Giuseppe Selvaggi also mentions Arias, a curious fellow who lived near Picasso, his personal barber. "He was a Spanish exile of Jewish heritage, with absolute power over Picasso. Every morning he gave Picasso a shave and a haircut, and also applied monstrous leeches all over his body. Picasso thought that they served to prevent a stroke."
Also on the Lagoon, until October 28 one can visit Gino Severini. La Danza 1909-1916. The exhibition has been prepared by Daniela Fonti and the catalogue printed by Skira.

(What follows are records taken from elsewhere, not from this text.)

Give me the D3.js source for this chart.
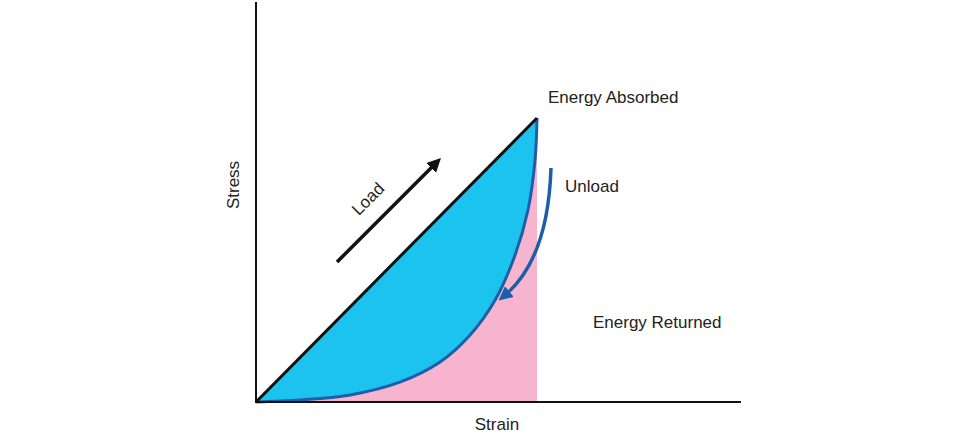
<!DOCTYPE html>
<html><head><meta charset="utf-8">
<script src="https://cdn.jsdelivr.net/npm/d3@7"></script>
<style>body{margin:0;background:#fff}text{font-family:"Liberation Sans",Arial,sans-serif;font-size:17px;fill:#222}</style>
</head><body><div id="main"></div>
<script>
// loading path (straight) and unloading path (curve), strain/stress in relative units
var loadStrain = [0, 1],
	loadStress = [0, 1];
var unloadStrain = [1, 0.993, 0.968, 0.922, 0.851, 0.762, 0.655, 0.512, 0.335, 0.157, 0],
	unloadStress = [1, 0.852, 0.676, 0.518, 0.359, 0.236, 0.141, 0.070, 0.025, 0.007, 0];
var labels = ["Energy Absorbed", "Unload", "Energy Returned"];

var svg = d3.select('#main').append('svg').attr('width', 973).attr('height', 433);

var x = d3.scaleLinear().domain([0, 1]).range([256, 537]),
	y = d3.scaleLinear().domain([0, 1]).range([402, 118]);

var unload = unloadStrain.map((d, i) => [d, unloadStress[i]]);
var load = loadStrain.map((d, i) => [d, loadStress[i]]);
var line = d3.line().x(d => x(d[0])).y(d => y(d[1])).curve(d3.curveMonotoneX);
var lineB = d3.line().x(d => x(d[0])).y(d => y(d[1])).curve(d3.curveCatmullRom);

// pink: under unload curve
svg.append('path').attr('fill', '#f7b4cf')
	.attr('d', lineB(unload) + 'L' + x(1) + ',' + y(0) + 'Z');
// blue: between load line and unload curve
svg.append('path').attr('fill', '#1bc3ee')
	.attr('d', lineB(unload) + 'L' + x(1) + ',' + y(1) + 'Z');
svg.append('path').attr('fill', 'none').attr('stroke', '#1d5ea8').attr('stroke-width', 3)
	.attr('d', lineB(unload));
svg.append('path').attr('fill', 'none').attr('stroke', '#111').attr('stroke-width', 3)
	.attr('d', line(load));

// axes
svg.append('line').attr('x1', 256).attr('x2', 256).attr('y1', 2).attr('y2', 402).attr('stroke', '#111').attr('stroke-width', 2);
svg.append('line').attr('x1', 255).attr('x2', 741).attr('y1', 402).attr('y2', 402).attr('stroke', '#111').attr('stroke-width', 2);

var defs = svg.append('defs');
function marker(id, c) {
	defs.append('marker').attr('id', id).attr('viewBox', '0 0 10 10').attr('refX', 5).attr('refY', 5)
		.attr('markerWidth', 4).attr('markerHeight', 4).attr('orient', 'auto')
		.append('path').attr('d', 'M0,0L10,5L0,10Z').attr('fill', c);
}
marker('ak', '#111'); marker('ab', '#1d5ea8');

svg.append('line').attr('x1', 337).attr('y1', 262).attr('x2', 436).attr('y2', 163)
	.attr('stroke', '#111').attr('stroke-width', 3.5).attr('marker-end', 'url(#ak)');
svg.append('path').attr('d', 'M551,168 Q548,260 504,296').attr('fill', 'none')
	.attr('stroke', '#1d5ea8').attr('stroke-width', 3.5).attr('marker-end', 'url(#ab)');

svg.append('text').attr('x', 548).attr('y', 103).text(labels[0]);
svg.append('text').attr('x', 565).attr('y', 192).text(labels[1]);
svg.append('text').attr('x', 593).attr('y', 328).text(labels[2]);
svg.append('text').attr('transform', 'translate(372,203) rotate(-45)').attr('text-anchor', 'middle').text('Load');
svg.append('text').attr('transform', 'translate(239,185) rotate(-90)').attr('text-anchor', 'middle').text('Stress');
svg.append('text').attr('x', 497).attr('y', 430).attr('text-anchor', 'middle').text('Strain');
</script></body></html>
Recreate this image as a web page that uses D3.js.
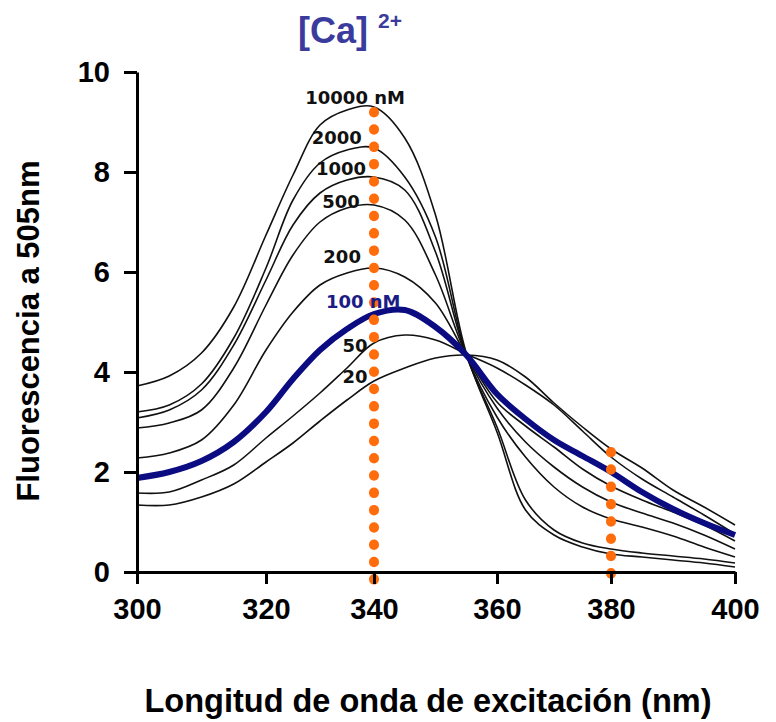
<!DOCTYPE html>
<html>
<head>
<meta charset="utf-8">
<script src="https://cdn.jsdelivr.net/npm/d3@7"></script>
<style>
  body { margin: 0; background: #fff; }
  svg { display: block; }
</style>
</head>
<body>
<div id="chart"></div>
<script>
// excitation wavelength (nm)
const wavelengths = [300, 305, 310, 315, 320, 325, 330, 335, 340, 345, 350, 355, 360, 365, 370, 375, 380, 385, 390, 395, 400]

// fluorescence at 505 nm for each free [Ca2+]
const c10000 = [3.72, 3.92, 4.38, 5.3, 6.74, 7.94, 8.94, 9.24, 9.3, 8.68, 7.14, 4.38, 2.8, 1.24, 0.74, 0.5, 0.36, 0.3, 0.24, 0.18, 0.1]
const c2000 = [3.2, 3.34, 3.76, 4.68, 6.08, 7.44, 8.18, 8.44, 8.48, 7.9, 6.7, 4.34, 2.9, 1.44, 0.84, 0.58, 0.46, 0.38, 0.32, 0.26, 0.18]
const c1000 = [3.08, 3.24, 3.64, 4.54, 5.84, 6.94, 7.58, 7.84, 7.9, 7.64, 6.4, 4.34, 3.1, 2.3, 1.7, 1.3, 1.06, 0.9, 0.72, 0.5, 0.3]
const c500 = [2.88, 2.98, 3.24, 4.08, 5.34, 6.34, 7.0, 7.28, 7.34, 7.04, 5.94, 4.34, 3.28, 2.6, 2.1, 1.7, 1.4, 1.18, 0.98, 0.74, 0.46]
const c200 = [2.28, 2.38, 2.64, 3.34, 4.44, 5.2, 5.74, 5.98, 6.08, 5.9, 5.38, 4.34, 3.4, 2.92, 2.5, 2.06, 1.72, 1.44, 1.2, 0.94, 0.62]
const c100 = [1.88, 2.0, 2.22, 2.6, 3.2, 3.86, 4.44, 4.86, 5.16, 5.24, 4.9, 4.34, 3.56, 3.06, 2.64, 2.32, 2.0, 1.6, 1.26, 0.98, 0.74]
const c50 = [1.58, 1.6, 1.84, 2.14, 2.68, 3.12, 3.58, 4.08, 4.58, 4.74, 4.64, 4.36, 4.08, 3.74, 3.34, 2.82, 2.3, 1.86, 1.5, 1.14, 0.76]
const c20 = [1.34, 1.34, 1.5, 1.76, 2.2, 2.58, 3.02, 3.44, 3.82, 4.08, 4.28, 4.34, 4.24, 3.9, 3.38, 2.9, 2.46, 2.08, 1.64, 1.3, 0.94]

const seriesValues = [c10000, c2000, c1000, c500, c200, c100, c50, c20]
const seriesLabels = ['10000 nM', '2000', '1000', '500', '200', '100 nM', '50', '20']
const labelNm = [336.5, 333.1, 333.9, 333.9, 334.1, 338.0, 336.5, 336.5]
const labelVal = [9.36, 8.56, 7.94, 7.28, 6.18, 5.28, 4.4, 3.78]
const highlighted = '100 nM'

const xTicks = [300, 320, 340, 360, 380, 400]
const yTicks = [0, 2, 4, 6, 8, 10]

// dotted guides at the two excitation wavelengths
const guideNm = [340, 380]
const guideTop = [9.2, 2.4]
const guideBottom = -0.3

const width = 776
const height = 722
const blue = '#0b0b82'
const orange = '#ff6c0c'

const svg = d3.select('#chart').append('svg')
  .attr('width', width)
  .attr('height', height)

// tick positions in the original figure are not evenly spaced
const x = d3.scaleLinear()
  .domain(xTicks)
  .range([137, 266, 374, 497, 611, 735])

const y = d3.scaleLinear()
  .domain([0, 10])
  .range([572, 72])

const line = d3.line()
  .x(function(d) { return x(d[0]) })
  .y(function(d) { return y(d[1]) })
  .curve(d3.curveCatmullRom.alpha(0.5))

const series = seriesValues.map(function(vals, i) {
  return { label: seriesLabels[i], points: wavelengths.map(function(w, j) { return [w, vals[j]] }) }
})

// black curves first, blue one on top
svg.append('g').selectAll('path')
  .data(series.filter(function(s) { return s.label !== highlighted }))
  .enter().append('path')
    .attr('d', function(s) { return line(s.points) })
    .attr('fill', 'none')
    .attr('stroke', '#111')
    .attr('stroke-width', 1.6)

svg.append('g').selectAll('path')
  .data(series.filter(function(s) { return s.label === highlighted }))
  .enter().append('path')
    .attr('d', function(s) { return line(s.points) })
    .attr('fill', 'none')
    .attr('stroke', blue)
    .attr('stroke-width', 6)

// orange dotted guides
svg.append('g').selectAll('line')
  .data(guideNm)
  .enter().append('line')
    .attr('x1', function(d) { return x(d) })
    .attr('x2', function(d) { return x(d) })
    .attr('y1', function(d, i) { return y(guideTop[i]) })
    .attr('y2', y(guideBottom))
    .attr('stroke', orange)
    .attr('stroke-width', 10)
    .attr('stroke-linecap', 'round')
    .attr('stroke-dasharray', '0.5 16.8')

// curve labels
svg.append('g').selectAll('text')
  .data(seriesLabels)
  .enter().append('text')
    .attr('x', function(d, i) { return x(labelNm[i]) })
    .attr('y', function(d, i) { return y(labelVal[i]) })
    .attr('text-anchor', 'middle')
    .attr('font-family', 'DejaVu Sans, sans-serif')
    .attr('font-weight', 'bold')
    .attr('font-size', 18)
    .attr('fill', function(d) { return d === highlighted ? '#1c1c86' : '#111' })
    .text(function(d) { return d })

// axes
const xAxis = svg.append('g')
  .attr('transform', 'translate(0,' + y(0) + ')')
  .call(d3.axisBottom(x).tickValues(xTicks).tickSize(12).tickSizeOuter(0).tickPadding(14))

const yAxis = svg.append('g')
  .attr('transform', 'translate(' + x(300) + ',0)')
  .call(d3.axisLeft(y).tickValues(yTicks).tickSize(13).tickSizeOuter(0).tickPadding(14))

;[xAxis, yAxis].forEach(function(ax) {
  ax.selectAll('path, line').attr('stroke', '#000').attr('stroke-width', 3)
  ax.selectAll('text')
    .attr('fill', '#000')
    .attr('font-family', 'Liberation Sans, Arial, sans-serif')
    .attr('font-weight', 'bold')
    .attr('font-size', 29)
})

// titles
const title = svg.append('text')
  .attr('x', 298)
  .attr('y', 43)
  .attr('font-family', 'Liberation Sans, Arial, sans-serif')
  .attr('font-weight', 'bold')
  .attr('fill', '#3b3b9d')
title.append('tspan').attr('font-size', 36).text('[Ca]')
title.append('tspan').attr('font-size', 21).attr('dx', 10).attr('dy', -15).text('2+')

svg.append('text')
  .attr('transform', 'translate(39,' + 331 + ') rotate(-90)')
  .attr('text-anchor', 'middle')
  .attr('font-family', 'Liberation Sans, Arial, sans-serif')
  .attr('font-weight', 'bold')
  .attr('font-size', 31)
  .attr('fill', '#000')
  .text('Fluorescencia a 505nm')

svg.append('text')
  .attr('x', 428)
  .attr('y', 712)
  .attr('text-anchor', 'middle')
  .attr('font-family', 'Liberation Sans, Arial, sans-serif')
  .attr('font-weight', 'bold')
  .attr('font-size', 32.5)
  .attr('fill', '#000')
  .text('Longitud de onda de excitación (nm)')
</script>
</body>
</html>
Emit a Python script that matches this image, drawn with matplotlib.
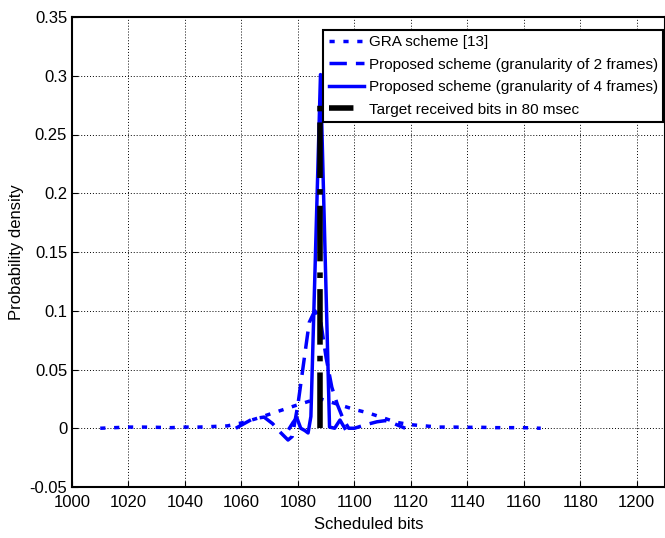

Fifty years after the XXV Venice Biennale, which celebrated Severini the Futurist, and almost one century after another exhibition in London (Marlborough Gallery, 1913), this new exhibition gives us an unprecedented portrait of this artist and his relationship with dance, which was a constant source of inspiration to him. "Maybe this is just blind chance, an extraordinary coincidence. In times of movie ballets (e.g. Moulin Rouge, starring Nicole Kidman) Italy celebrates Severini, his undisputed passion for dance and for turn-of-the-century Paris, and especially the influence exerted on his painting by Montmartre. His was almost an obsession for portraying cabarets and music halls," clarifies Daniela Fonti. "Not just the heritage of 19th-century imagination, dance for Severini embodied the icon of modernity itself, the synthesis of a universe based on rhythmic principles, and on the physical and physiological involvement of the audience."
The exhibition showcases 50 works by Severini as well as some masterpieces by other artists fascinated by Terpsichore, the muse of dance: Balla, Sironi, Boccioni, Depero, Prampolini, Cominetti, Seurat, Gaudier-Brzeska, Nevison, Lewis, Man Ray, and Doesburg.
The Peggy Guggenheim also remembers dancers Isadora Duncan and Loie Fuller, two myths of the 20th century who anticipated choreographic trends and styles, both friends and frequent guests of sculptor Auguste Rodin (who's also showcased with some sketches of dancers in action), whom they often performed for.
The exhibition is completed by an audio-visual session (Gino Severini, a movie filmed in 1977 by director Sandro Franchina) and a video-collage of vintage ballets prepared by Anna Maria Cerrato. The atmosphere is enhanced by music performed on a piano by Daniele Lombardi.